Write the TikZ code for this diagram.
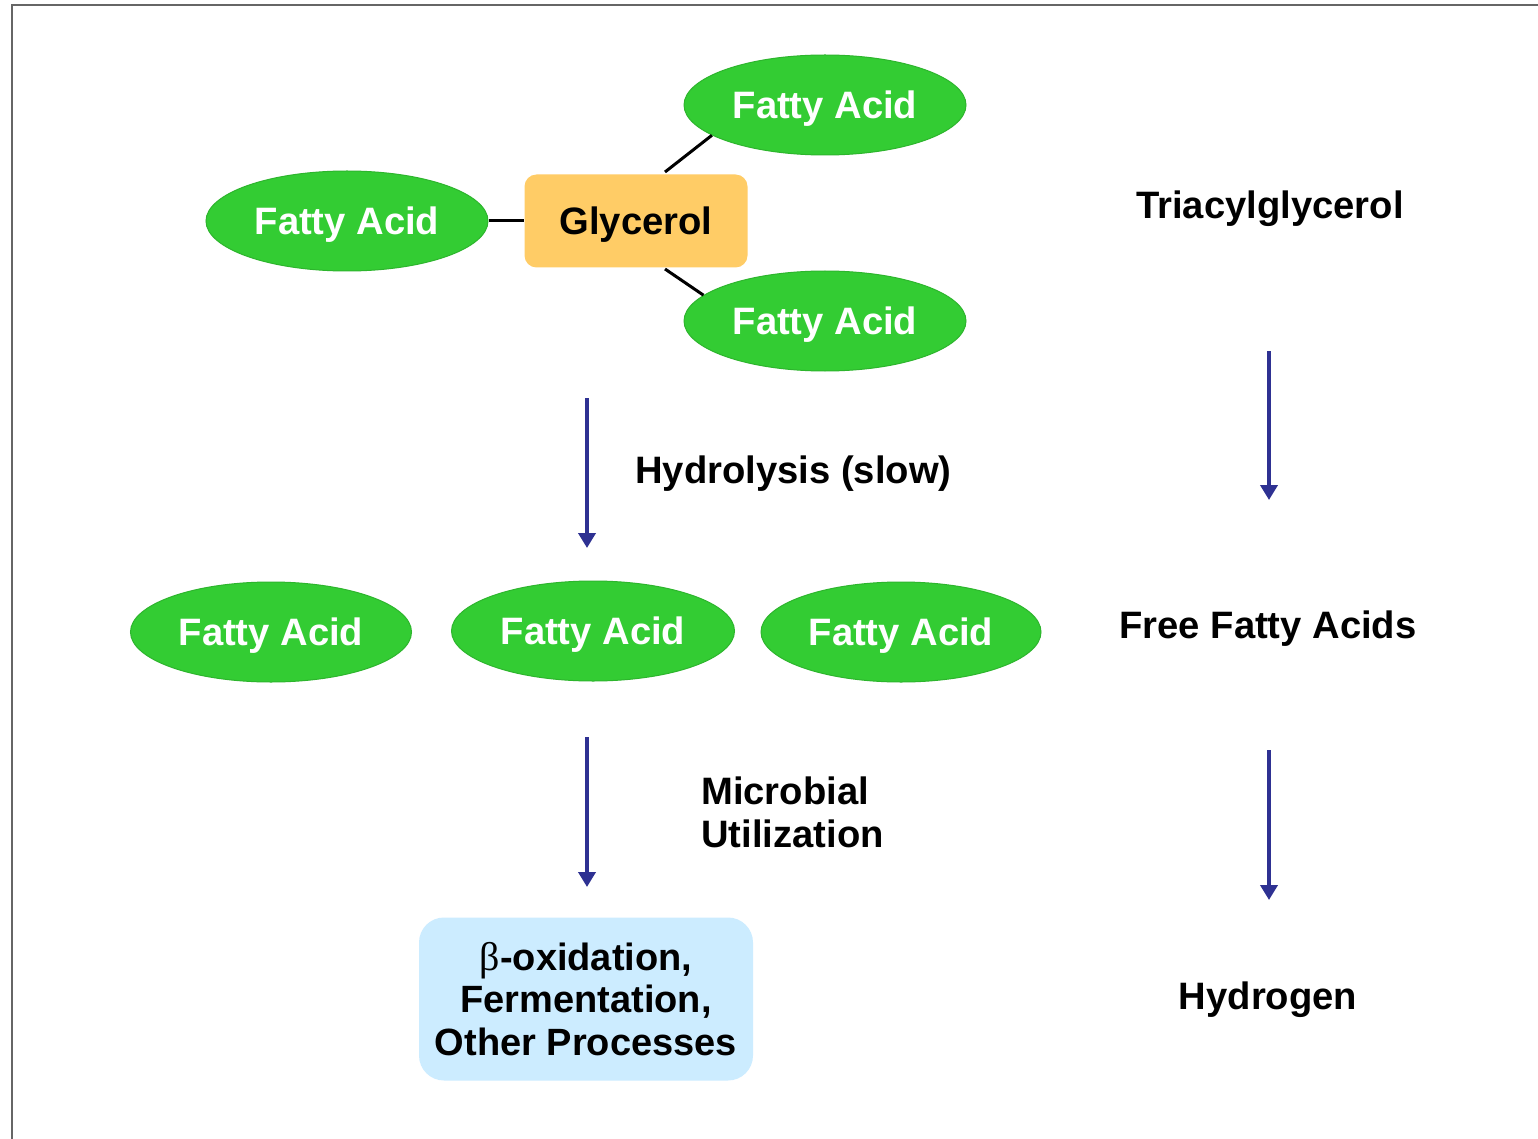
\documentclass[tikz,border=0pt]{standalone}
\usepackage{fontspec}
\setmainfont{Liberation Sans}
\newfontfamily\greekserif{Liberation Serif}
\usetikzlibrary{shapes.geometric,arrows.meta}
\definecolor{fagreen}{HTML}{33CC33}
\definecolor{faedge}{HTML}{2DB52D}
\definecolor{glyc}{HTML}{FFCC66}
\definecolor{procblue}{HTML}{CCECFF}
\definecolor{arrowblue}{HTML}{2E3192}
\definecolor{framegray}{HTML}{666666}
\begin{document}
\begin{tikzpicture}[x=1pt,y=-1pt,
  txt/.style={font=\fontsize{38.2}{45}\selectfont\bfseries},
  fa/.style={ellipse,fill=fagreen,draw=faedge,line width=1pt,minimum width=282pt,minimum height=100pt,inner sep=0pt,text=white,txt,text depth=0pt},
  bond/.style={line width=3pt,black},
  flow/.style={line width=4.5pt,arrowblue,-{Triangle[width=17pt,length=15pt]}},
  lbl/.style={txt,inner sep=0pt,text depth=0pt}]
\useasboundingbox (0,0) rectangle (1538,1139);
\fill[white] (0,0) rectangle (1538,1139);
\draw[framegray,line width=2.5pt] (1538,5) -- (12,5) -- (12,1139);

% triacylglycerol
\node[fill=glyc,rounded corners=12pt,minimum width=223pt,minimum height=93pt,inner sep=0pt,txt,text depth=0pt] (gly) at (636,221) {Glycerol};
\node[fa] (fatop) at (825,105) {Fatty Acid};
\node[fa] (faleft) at (347,221) {Fatty Acid};
\node[fa] (fabot) at (825,321) {Fatty Acid};
\coordinate (gtop) at (665,172);
\coordinate (gbot) at (665,269);
\draw[bond] (faleft.east) -- (gly.west);
\draw[bond] (gtop) -- (fatop.195);
\draw[bond] (gbot) -- (fabot.168);
\node[lbl] (tag) at (1270,205) {Triacylglycerol};

% hydrolysis
\coordinate (h1s) at (587,398);
\coordinate (h1e) at (587,548);
\draw[flow] (h1s) -- (h1e);
\node[lbl,anchor=west] (hyd) at (635,470) {Hydrolysis (slow)};
\coordinate (r1s) at (1269,351);
\coordinate (r1e) at (1269,500);
\draw[flow] (r1s) -- (r1e);

% free fatty acids
\node[fa,minimum width=281pt] (ff1) at (271,632) {Fatty Acid};
\node[fa,minimum width=283pt] (ff2) at (593,631) {Fatty Acid};
\node[fa,minimum width=280pt] (ff3) at (901,632) {Fatty Acid};
\node[lbl] (ffa) at (1268,625) {Free Fatty Acids};

% microbial utilization
\coordinate (m1s) at (587,737);
\coordinate (m1e) at (587,887);
\draw[flow] (m1s) -- (m1e);
\node[inner sep=0pt,anchor=west,align=left,font=\fontsize{38.2}{43}\selectfont\bfseries] (mic) at (701,812) {Microbial\\Utilization};
\coordinate (r2s) at (1269,750);
\coordinate (r2e) at (1269,900);
\draw[flow] (r2s) -- (r2e);

% processes
\node[fill=procblue,rounded corners=25pt,minimum width=334pt,minimum height=163pt,inner sep=0pt,align=center,font=\fontsize{38}{42.5}\selectfont\bfseries] (proc) at (586,999) {{\greekserif\mdseries\fontsize{40}{42.5}\selectfont β}-oxidation,\\Fermentation,\\Other Processes};
\node[lbl] (hyd2) at (1268,996) {Hydrogen};
\end{tikzpicture}
\end{document}
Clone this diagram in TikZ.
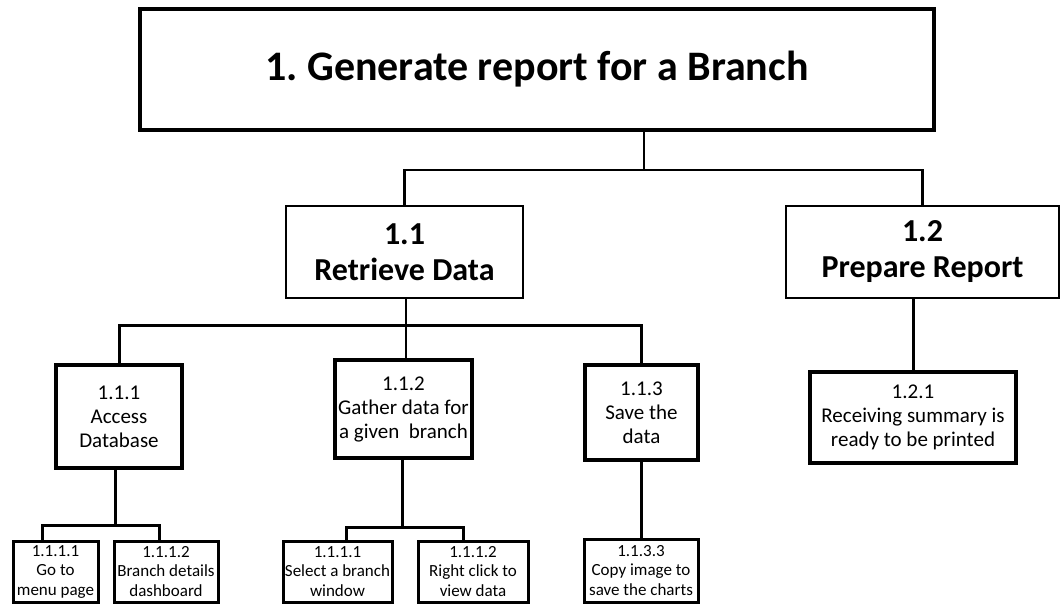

::::

Given request:
Every entry must be reproduced exactly, with the images left out.

Answer in full:
Write the TikZ code for this diagram.
\documentclass[tikz,border=0pt]{standalone}
\usepackage{fontspec}
\setmainfont{Liberation Sans}
\newfontfamily\greekserif{Liberation Serif}
\usetikzlibrary{shapes.geometric,arrows.meta}
\definecolor{fagreen}{HTML}{33CC33}
\definecolor{faedge}{HTML}{2DB52D}
\definecolor{glyc}{HTML}{FFCC66}
\definecolor{procblue}{HTML}{CCECFF}
\definecolor{arrowblue}{HTML}{2E3192}
\definecolor{framegray}{HTML}{666666}
\begin{document}
\begin{tikzpicture}[x=1pt,y=-1pt,
  txt/.style={font=\fontsize{38.2}{45}\selectfont\bfseries},
  fa/.style={ellipse,fill=fagreen,draw=faedge,line width=1pt,minimum width=282pt,minimum height=100pt,inner sep=0pt,text=white,txt,text depth=0pt},
  bond/.style={line width=3pt,black},
  flow/.style={line width=4.5pt,arrowblue,-{Triangle[width=17pt,length=15pt]}},
  lbl/.style={txt,inner sep=0pt,text depth=0pt}]
\useasboundingbox (0,0) rectangle (1538,1139);
\fill[white] (0,0) rectangle (1538,1139);
\draw[framegray,line width=2.5pt] (1538,5) -- (12,5) -- (12,1139);

% triacylglycerol
\node[fill=glyc,rounded corners=12pt,minimum width=223pt,minimum height=93pt,inner sep=0pt,txt,text depth=0pt] (gly) at (636,221) {Glycerol};
\node[fa] (fatop) at (825,105) {Fatty Acid};
\node[fa] (faleft) at (347,221) {Fatty Acid};
\node[fa] (fabot) at (825,321) {Fatty Acid};
\coordinate (gtop) at (665,172);
\coordinate (gbot) at (665,269);
\draw[bond] (faleft.east) -- (gly.west);
\draw[bond] (gtop) -- (fatop.195);
\draw[bond] (gbot) -- (fabot.168);
\node[lbl] (tag) at (1270,205) {Triacylglycerol};

% hydrolysis
\coordinate (h1s) at (587,398);
\coordinate (h1e) at (587,548);
\draw[flow] (h1s) -- (h1e);
\node[lbl,anchor=west] (hyd) at (635,470) {Hydrolysis (slow)};
\coordinate (r1s) at (1269,351);
\coordinate (r1e) at (1269,500);
\draw[flow] (r1s) -- (r1e);

% free fatty acids
\node[fa,minimum width=281pt] (ff1) at (271,632) {Fatty Acid};
\node[fa,minimum width=283pt] (ff2) at (593,631) {Fatty Acid};
\node[fa,minimum width=280pt] (ff3) at (901,632) {Fatty Acid};
\node[lbl] (ffa) at (1268,625) {Free Fatty Acids};

% microbial utilization
\coordinate (m1s) at (587,737);
\coordinate (m1e) at (587,887);
\draw[flow] (m1s) -- (m1e);
\node[inner sep=0pt,anchor=west,align=left,font=\fontsize{38.2}{43}\selectfont\bfseries] (mic) at (701,812) {Microbial\\Utilization};
\coordinate (r2s) at (1269,750);
\coordinate (r2e) at (1269,900);
\draw[flow] (r2s) -- (r2e);

% processes
\node[fill=procblue,rounded corners=25pt,minimum width=334pt,minimum height=163pt,inner sep=0pt,align=center,font=\fontsize{38}{42.5}\selectfont\bfseries] (proc) at (586,999) {{\greekserif\mdseries\fontsize{40}{42.5}\selectfont β}-oxidation,\\Fermentation,\\Other Processes};
\node[lbl] (hyd2) at (1268,996) {Hydrogen};
\end{tikzpicture}
\end{document}
Clone this diagram in TikZ.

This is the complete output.